Retiring around age 65 used to be a reasonable goal for the average American; however, improvements in medical research and technology have made retiring that early a lot harder. The Desert Sun reports that in the next decade, the national labor force participation rate for 65 to 74 year-olds could increase by as much as 5%. Many of these senior workers will either be postponing retirement or coming back out of retirement – and they won’t be doing so by choice.
As one work force policy adviser for the American Association for Retired Persons explained, “People are living longer, and a lot of them are outliving their savings.” But what’s causing the elderly to burn through their savings so quickly? Healthcare is one of the main culprits. A study conducted by the National Center for Policy Analysis revealed that 11.4% of 65 to 74 year-olds’ total expenditures was devoted to healthcare.
Even though people become eligible for Medicare at age 65; due to all of its premiums, deductibles, and coverage exclusions, it is estimated that the program only covers about half of one’s medical costs. Fidelity Investments recently proposed that the average retiree needs $220,000 to cover his or her Medicare premiums and out-of-pocket medical expenses, which indicates that even seniors with health insurance often have to break the bank to pay their medical bills.
It’s no secret that as we age our health deteriorates. Arthritis, high blood pressure, and depression are just a few of the many health problems that can arise in an elderly person. Of course, with these myriad health problems comes the “need” for prescription drugs as well as the financial burden of having to pay for them.

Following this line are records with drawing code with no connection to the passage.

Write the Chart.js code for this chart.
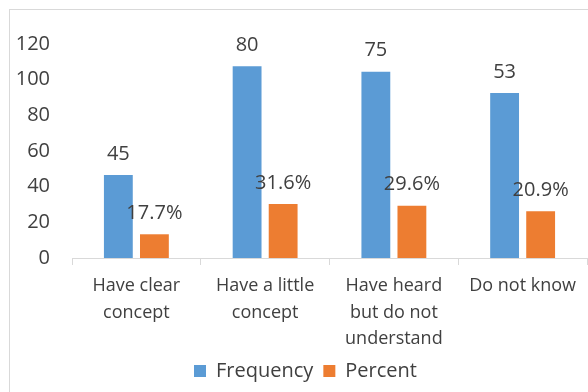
<!DOCTYPE html>
<html>
<head>
<meta charset="utf-8">
<script src="https://cdn.jsdelivr.net/npm/chart.js@4"></script>
<style>
  html, body { margin: 0; padding: 0; background: #fff; overflow: hidden; }
  .frame { position: absolute; left: 9px; top: 9px; width: 620px; height: 420px; border: 1px solid #d9d9d9; }
  .wrap { position: absolute; left: 0; top: 0; width: 588px; height: 392px; }
</style>
</head>
<body>
<div class="frame"></div>
<div class="wrap"><canvas id="chart" width="588" height="392"></canvas></div>
<script>
const categories = [
  ['Have clear', 'concept'],
  ['Have a little', 'concept'],
  ['Have heard', 'but do not', 'understand'],
  ['Do not know'],
];
// bar heights as drawn in the picture (they don't match the printed labels)
const frequency = [46.5, 107.5, 104.5, 92.5];
const percent = [13.3, 30.3, 29.3, 26.2];
// printed labels above the bars
const frequencyLabels = ['45', '80', '75', '53'];
const percentLabels = ['17.7%', '31.6%', '29.6%', '20.9%'];
const yTicks = [0, 20, 40, 60, 80, 100, 120];

const textColor = '#404040';
const fontFamily = '"Open Sans", "Noto Sans", sans-serif';

const barLabels = {
  id: 'barLabels',
  afterLayout(chart) {
    // legend sits a little right of the canvas centre in the original
    chart.legend.left = 24;
  },
  afterDatasetsDraw(chart) {
    const ctx = chart.ctx;
    ctx.save();
    ctx.font = `20px ${fontFamily}`;
    ctx.fillStyle = textColor;
    ctx.textAlign = 'center';
    ctx.textBaseline = 'middle';
    chart.data.datasets.forEach((ds, i) => {
      const meta = chart.getDatasetMeta(i);
      meta.data.forEach((bar, j) => {
        ctx.fillText(ds.labelsText[j], bar.x, bar.y - 21);
      });
    });
    ctx.restore();
  },
};

new Chart(document.getElementById('chart'), {
  type: 'bar',
  data: {
    labels: categories,
    datasets: [
      {
        label: 'Frequency',
        data: frequency,
        labelsText: frequencyLabels,
        backgroundColor: '#5B9BD5',
      },
      {
        label: 'Percent',
        data: percent,
        labelsText: percentLabels,
        backgroundColor: '#ED7D31',
      },
    ],
  },
  options: {
    responsive: false,
    animation: false,
    events: [],
    categoryPercentage: 0.56,
    barPercentage: 0.8,
    layout: { padding: { top: 44, left: 0, right: 1, bottom: 1 } },
    plugins: {
      tooltip: { enabled: false },
      legend: {
        position: 'bottom',
        labels: {
          boxWidth: 12,
          boxHeight: 12,
          padding: 10,
          color: textColor,
          font: { family: fontFamily, size: 20 },
        },
      },
    },
    scales: {
      x: {
        grid: {
          offset: true,
          drawOnChartArea: false,
          drawTicks: true,
          tickLength: 7,
          color: '#d9d9d9',
        },
        border: { display: true, color: '#d9d9d9' },
        ticks: {
          color: textColor,
          padding: 8,
          maxRotation: 0,
          autoSkip: false,
          font: { family: fontFamily, size: 18, lineHeight: 1.47 },
        },
        afterFit(scale) {
          scale.height = 93;
          scale.paddingLeft = 0;
          scale.paddingRight = 0;
        },
      },
      y: {
        min: 0,
        max: 120,
        grid: { display: false, drawTicks: false },
        border: { display: false },
        afterBuildTicks(scale) {
          scale.ticks = yTicks.map((v) => ({ value: v }));
        },
        ticks: {
          color: textColor,
          padding: 22,
          font: { family: fontFamily, size: 20 },
        },
        afterFit(scale) {
          scale.width = 72;
        },
      },
    },
  },
  plugins: [barLabels],
});
</script>
</body>
</html>
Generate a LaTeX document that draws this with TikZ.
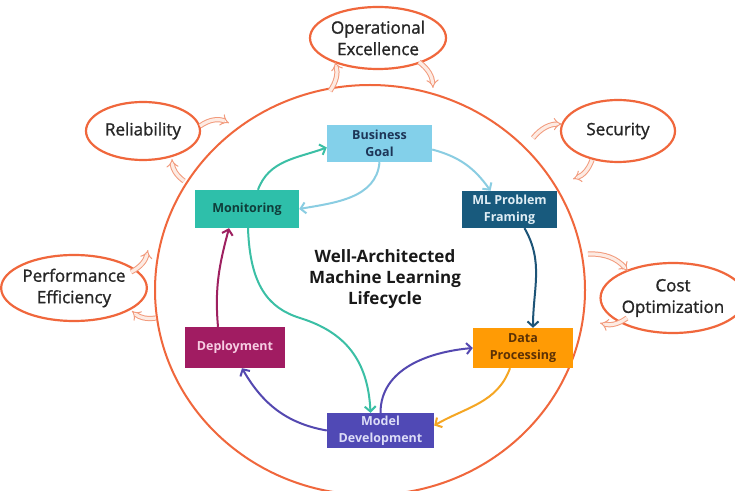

At the turn of the century, drug expenses totaled nearly one fifth of all out-of-pocket expenditures for seniors. Those in dire circumstances appear to get hit even harder, with estimates that severely disabled elderly persons spend more than half their out-of-pocket health expenditures on prescription drugs. With drug prices persistently on the rise, medications should continue to diminish seniors’ financial resources like nothing else.
After years of use, body parts may start to rebel against their master – and it is only through some medical operation that they can be appeased. This means that older folks who can no longer ignore the anguished cries of their damaged bodies are forced under the knife and left to deal with an onslaught of ensuing medical bills.
Doctors in the United States perform hundreds of thousands of joint replacement surgeries each year, with the most common of these surgeries being total knee replacement. According to Healthline, the average hospital charge for one such surgery is $49,500, which doesn’t include the costs of things like diagnostic tests, physical therapy, or doctors’ visits before and after surgery.
3.) Dental/ Eye Care
The deterioration of teeth and/or vision is merely another byproduct of aging. Unfortunately, unlike surgeries and medications, dental and eye care services are not covered by Medicare. Due to the free or discounted treatments provided by local schools and clinics, as well as organizations like EyeCare America, receiving standard treatments like dental cleanings or eye exams may not be too big an issue for seniors. On the other hand, needing dentures or cataract surgery can prove costly for those who do not have some form of specialized coverage.
4.) Chronic Diseases
Though they are at least somewhat preventable, chronic illnesses like heart disease and cancer still account for 7 out of every 10 deaths. Regarding finances, these diseases can be just as lethal to our senior population. Average healthcare costs for someone who has at least one chronic disease are 5 times greater than for someone who does not.
Long-term care, the administering of medical and non-medical care to elderly individuals with chronic diseases or disabilities, is another service that Medicare does not cover. Couple this with the fact that seniors with chronic illnesses may be unable to work and what results is often the accruement of large amounts of medical debt.
5.) Not Doing Their Homework
Avoiding out-of-network doctors, getting second opinions before undergoing surgery, and finding coverage that is right for you are all things that take time and require some research; however, doing them will keep you from having to add a host of unnecessary medical charges to your ledger.